For many the headings, they have made use of sIFR, which was designed and developed to be accessible in the majority of cases. It has known limitations, but so far, is the most accessible image replacement technique available.

JavaScript

The site does make some use of JavaScript, however the site does not require it. With JavaScript disabled, the only issue I found was that the what’s webmail and what’s toolbox links don’t work. They are JavaScript links with the purpose of showing additional information about the webmail and toolbox services. Ideally, with JavaScript disabled, that information should be visible by default, but the additional information is not that much, and can be obtained by disabling stylesheets also. The links should also be added using JavaScript, so that useless links do not appear for users with JavaScript and/or CSS disabled, but again, it’s a minor issue.

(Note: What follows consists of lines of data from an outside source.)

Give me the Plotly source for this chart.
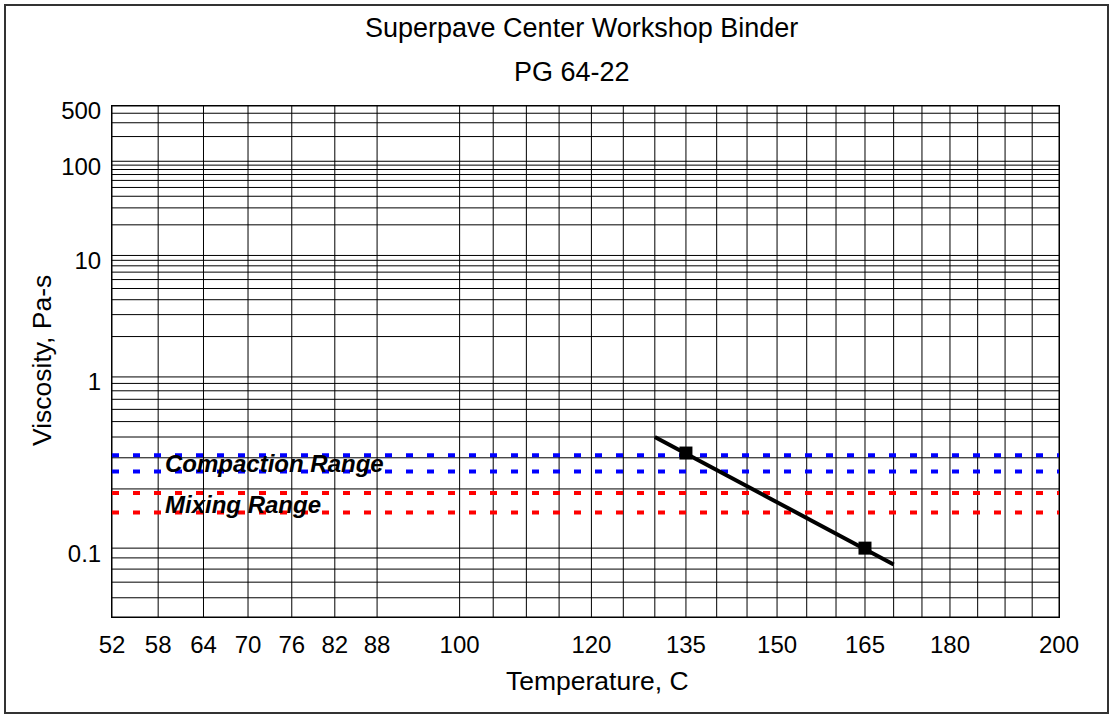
import math
import plotly.graph_objects as go

# ---------------- data ----------------
point_temps = [135, 165]          # deg C
point_visc = [0.32, 0.10]         # Pa-s
line_temps = [130, 170]           # fitted line ends, deg C
line_visc = [0.40, 0.084]         # Pa-s
compaction_range = [0.25, 0.31]   # Pa-s
mixing_range = [0.15, 0.19]       # Pa-s

x_tick_temps = [52, 58, 64, 70, 76, 82, 88, 100, 120, 135, 150, 165, 180, 200]
x_grid_temps = [52, 58, 64, 70, 76, 82, 88,
                100, 105, 110, 115, 120, 125, 130, 135, 140, 145, 150,
                155, 160, 165, 170, 175, 180, 185, 190, 195, 200]
y_tick_visc = [500, 100, 10, 1, 0.1]
y_tick_text = ["500", "100", "10", "1", "0.1"]
y_grid_visc = [500, 400, 300, 200, 100, 90, 80, 70, 60, 50, 40, 30, 20,
               10, 9, 8, 7, 6, 5, 4, 3, 2, 1, 0.9, 0.8, 0.7, 0.6, 0.5,
               0.4, 0.3, 0.2, 0.1, 0.09, 0.08, 0.07, 0.06, 0.05]
x_min_temp, x_max_temp = 52, 200
y_min_visc, y_max_visc = 0.05, 500


# ASTM-style scales: log(T in K) and log(log(viscosity in mPa-s))
def tx(t):
    return math.log10(t + 273.15)


def ty(v):
    return math.log10(math.log10(v * 1000.0))


FONT = "Liberation Sans, Arial, sans-serif"
W, H = 1114, 715
L, R, T, B = 112, 55, 106, 98
PW, PH = W - L - R, H - T - B


def px(xp):
    return (xp - L) / PW


def py(yp):
    return (H - B - yp) / PH


fig = go.Figure()

# grid lines
shapes = []
for t in x_grid_temps:
    shapes.append(dict(type="line", xref="x", yref="y", layer="below",
                       x0=tx(t), x1=tx(t), y0=ty(y_min_visc), y1=ty(y_max_visc),
                       line=dict(color="#000000", width=1)))
for v in y_grid_visc:
    shapes.append(dict(type="line", xref="x", yref="y", layer="below",
                       x0=tx(x_min_temp), x1=tx(x_max_temp), y0=ty(v), y1=ty(v),
                       line=dict(color="#000000", width=1)))

# outer chart border
shapes.append(dict(type="rect", xref="paper", yref="paper",
                   x0=px(5), x1=px(1108), y0=py(713), y1=py(5),
                   line=dict(color="#333333", width=2), layer="above"))

# range lines
for v in compaction_range:
    fig.add_trace(go.Scatter(x=[tx(x_min_temp), tx(x_max_temp)], y=[ty(v), ty(v)],
                             mode="lines", line=dict(color="#0000FF", width=4, dash="7px,14px"),
                             hoverinfo="skip", showlegend=False, cliponaxis=False))
for v in mixing_range:
    fig.add_trace(go.Scatter(x=[tx(x_min_temp), tx(x_max_temp)], y=[ty(v), ty(v)],
                             mode="lines", line=dict(color="#FF0000", width=4, dash="7px,14px"),
                             hoverinfo="skip", showlegend=False, cliponaxis=False))

# fitted line
fig.add_trace(go.Scatter(x=[tx(t) for t in line_temps], y=[ty(v) for v in line_visc],
                         mode="lines", line=dict(color="#000000", width=4),
                         showlegend=False))
# measured points
fig.add_trace(go.Scatter(x=[tx(t) for t in point_temps], y=[ty(v) for v in point_visc],
                         mode="markers", marker=dict(symbol="square", size=13, color="#000000"),
                         showlegend=False))

annotations = [
    dict(text="Superpave Center Workshop Binder", xref="paper", yref="paper",
         x=px(581), y=py(28), xanchor="center", yanchor="middle",
         showarrow=False, font=dict(family=FONT, size=27, color="#000000")),
    dict(text="PG 64-22", xref="paper", yref="paper",
         x=px(572), y=py(72), xanchor="center", yanchor="middle",
         showarrow=False, font=dict(family=FONT, size=27, color="#000000")),
    dict(text="Temperature, C", xref="paper", yref="paper",
         x=px(597), y=py(681), xanchor="center", yanchor="middle",
         showarrow=False, font=dict(family=FONT, size=26.5, color="#000000")),
    dict(text="Viscosity, Pa-s", xref="paper", yref="paper", textangle=-90,
         x=px(42), y=py(361), xanchor="center", yanchor="middle",
         showarrow=False, font=dict(family=FONT, size=26.5, color="#000000")),
    dict(text="<b><i>Compaction Range</i></b>", xref="paper", yref="y",
         x=px(163), y=(ty(compaction_range[0]) + ty(compaction_range[1])) / 2,
         xanchor="left", yanchor="middle", showarrow=False,
         font=dict(family=FONT, size=24, color="#000000")),
    dict(text="<b><i>Mixing Range</i></b>", xref="paper", yref="y",
         x=px(163), y=(ty(mixing_range[0]) + ty(mixing_range[1])) / 2,
         xanchor="left", yanchor="middle", yshift=-2, showarrow=False,
         font=dict(family=FONT, size=24, color="#000000")),
]

fig.update_layout(
    width=W, height=H,
    margin=dict(l=L, r=R, t=T, b=B),
    paper_bgcolor="#FFFFFF", plot_bgcolor="#FFFFFF",
    shapes=shapes, annotations=annotations,
    showlegend=False,
    font=dict(family=FONT, size=24, color="#000000"),
)
fig.update_xaxes(
    range=[tx(x_min_temp), tx(x_max_temp)],
    tickmode="array", tickvals=[tx(t) for t in x_tick_temps],
    ticktext=[str(t) for t in x_tick_temps],
    showgrid=False, zeroline=False, ticks="",
    showline=True, linecolor="#000000", linewidth=1, mirror=True,
    ticklabelstandoff=6,
    tickfont=dict(family=FONT, size=24, color="#000000"),
)
fig.update_yaxes(
    range=[ty(y_min_visc), ty(y_max_visc)],
    tickmode="array", tickvals=[ty(v) for v in y_tick_visc], ticktext=y_tick_text,
    showgrid=False, zeroline=False, ticks="",
    showline=True, linecolor="#000000", linewidth=1, mirror=True,
    ticklabelstandoff=5, ticklabelshift=5,
    tickfont=dict(family=FONT, size=24, color="#000000"),
)

fig.write_html("out.html", config={"displayModeBar": False},
               post_script="document.body.style.margin='0';document.body.style.padding='0';")
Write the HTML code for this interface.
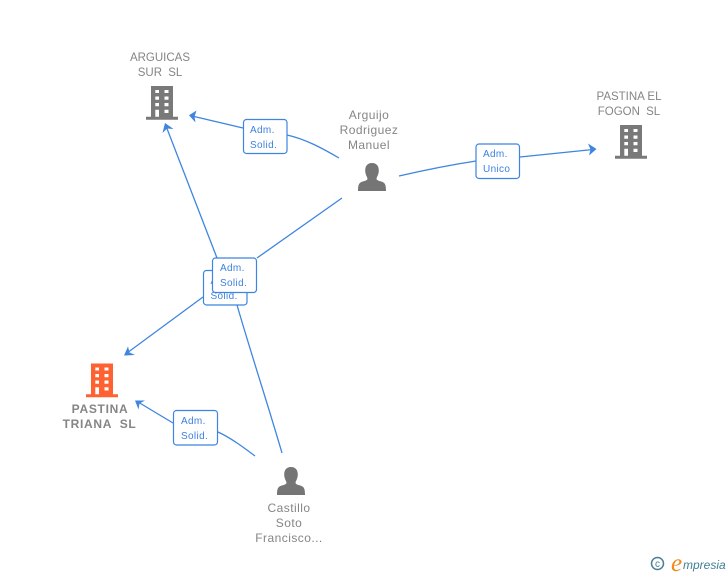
<!DOCTYPE html>
<html><head><meta charset="utf-8"><style>
html,body{margin:0;padding:0;background:#fff}
svg{display:block}
text{font-family:"Liberation Sans",sans-serif}
.n{font-size:11.5px;fill:#858585;text-anchor:middle}
.p{font-size:12px;fill:#858585;text-anchor:middle;letter-spacing:.45px}
.b{font-size:12px;fill:#858585;text-anchor:middle;font-weight:bold;letter-spacing:.7px}
.l{font-size:10px;fill:#3d82de;letter-spacing:.35px}
.c{fill:none;stroke:#3d85e0;stroke-width:1.3}
.box{fill:#fff;stroke:#3d85e0;stroke-width:1.2}
</style></head><body>
<svg width="728" height="575" viewBox="0 0 728 575" xmlns="http://www.w3.org/2000/svg">
<defs>
<g id="bld">
<path fill-rule="evenodd" d="M151 86H173V116.700H178V119.700H146V116.700H151ZM155.300 90V93V93H159V90ZM164.500 90V93H168.500V90ZM155.300 96.500V99.700H159V96.500ZM164.500 96.500V99.700H168.500V96.500ZM155.300 103V106.300H159V103ZM164.500 103V106.300H168.500V103ZM155.300 109.700V116.700H159V109.700ZM164.500 109.700V113H168.500V109.700Z"/>
</g>
<g id="per">
<path d="M372 163C377 163 378.800 166.500 378.800 170.500C378.800 174.500 377 176.500 376.500 178.500C376.500 180.300 378.500 180.800 381.500 181.600C385 182.600 386 184.500 386 191H358C358 184.500 359 182.600 362.500 181.600C365.500 180.800 367.500 180.300 367.500 178.500C367 176.500 365.200 174.500 365.200 170.500C365.200 166.500 367 163 372 163Z"/>
</g>
</defs>

<!-- connectors -->
<path class="c" d="M339 158C322 148 305 139 287 135"/>
<path class="c" d="M243 128L192 116"/>
<path fill="#3d85e0" d="M189 115.300L196.500 110.500L194.500 116.700L195.500 122.500Z"/>

<path class="c" d="M217 258L166 126"/>
<path fill="#3d85e0" d="M165 123L173.500 129L167 128.500L162.500 133Z"/>
<path class="c" d="M237 305C250 350 268 405 282 453"/>

<path class="c" d="M342 198L257 258"/>
<path class="c" d="M203 297L127 353"/>
<path fill="#3d85e0" d="M124 355.500L128 346.500L129.500 352.500L135 355Z"/>

<path class="c" d="M399 176C425 170 450 165 476 161"/>
<path class="c" d="M520 157L593 149.500"/>
<path fill="#3d85e0" d="M596.500 149L588 143.500L590.500 149.500L589 155.500Z"/>

<path class="c" d="M255 456C243 447 231 438 218 432"/>
<path class="c" d="M173 423L138 402"/>
<path fill="#3d85e0" d="M135 400.500L145 400.500L139.500 403.500L138.500 409.500Z"/>

<!-- label boxes -->
<rect class="box" x="243.500" y="119.500" width="43.500" height="34" rx="3"/>
<text class="l" x="250" y="133">Adm.</text><text class="l" x="250" y="148">Solid.</text>

<rect class="box" x="476" y="144" width="43.500" height="34.500" rx="3"/>
<text class="l" x="483" y="157">Adm.</text><text class="l" x="483" y="172">Unico</text>

<rect class="box" x="203.500" y="270.500" width="43.500" height="34.500" rx="3"/>
<text class="l" x="210.500" y="284">Adm.</text><text class="l" x="210.500" y="299">Solid.</text>

<rect class="box" x="212.500" y="258" width="44" height="34.500" rx="3"/>
<text class="l" x="220" y="271">Adm.</text><text class="l" x="220" y="286">Solid.</text>

<rect class="box" x="173.500" y="410.500" width="44" height="34.500" rx="3"/>
<text class="l" x="181" y="424">Adm.</text><text class="l" x="181" y="439">Solid.</text>

<!-- nodes -->
<use href="#bld" fill="#797979"/>
<use href="#bld" fill="#797979" transform="translate(469 39)"/>
<use href="#bld" fill="#ff6232" transform="translate(-60 277.500)"/>
<use href="#per" fill="#757575"/>
<use href="#per" fill="#757575" transform="translate(-81 304)"/>

<!-- names -->
<text class="n" x="160" y="61">ARGUICAS</text>
<text class="n" x="160" y="76">SUR  <tspan dx="3">SL</tspan></text>
<text class="n" x="629" y="100">PASTINA EL</text>
<text class="n" x="629" y="115">FOGON  <tspan dx="3">SL</tspan></text>
<text class="p" x="369" y="119">Arguijo</text>
<text class="p" x="369" y="134">Rodriguez</text>
<text class="p" x="369" y="149">Manuel</text>
<text class="b" x="100" y="413">PASTINA</text>
<text class="b" x="99.500" y="428">TRIANA  <tspan dx="4">SL</tspan></text>
<text class="p" x="289" y="512">Castillo</text>
<text class="p" x="289" y="527">Soto</text>
<text class="p" x="289" y="542">Francisco...</text>

<!-- logo -->
<circle cx="657.500" cy="563.500" r="6" fill="none" stroke="#4a7f96" stroke-width="1.500"/>
<text x="657.500" y="567" font-size="10" fill="#4a7f96" text-anchor="middle">c</text>
<text x="671" y="571" font-size="25" fill="#f28a1c" style="font-family:'Liberation Serif',serif;font-style:italic">e</text>
<text x="683" y="569" font-size="12" fill="#3f7f96" style="font-style:italic">mpresia</text>
</svg>
</body></html>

So, in conclusion, I would like to congratulate iiNet for taking the initiative to move towards standards compliance, and for actually hiring a web developer that knows what they’re doing. Well Done!

Atom Feeds

I have finally got around to setting up the atom feeds correctly for both of my blogs. I’ve gone for a while without any feeds available, which probably means I’ve lost out on quite a few subscribers. Well, for those of you, if any, who’ve been visiting the blogs regularly, I’m happy to say the feeds are now available, and set up for auto discovery. The feeds are just the Atom feeds that blogger provides. As I said, The feeds are available for Lachy’s Log and Net Twits.

I was considering setting up an RSS feed as well, but having read the disasterous RSS 2.0 spec today, and Mark Pilgrim‘s myth of RSS compatibility, I have decided that RSS has been created as a mess of proprietary extensions worse than the HTML extensions created during the browser wars. For starters, there’s not even an agreed upon expansion for the acronym. It started out as RDF Site Summary, which was later chagned to Rich Site Summary, and finally to Really Simple Syndication. That was confusing enough, and now to see that not one is really compatible with any other, I’d rather just steer clear of the whole mess if I can.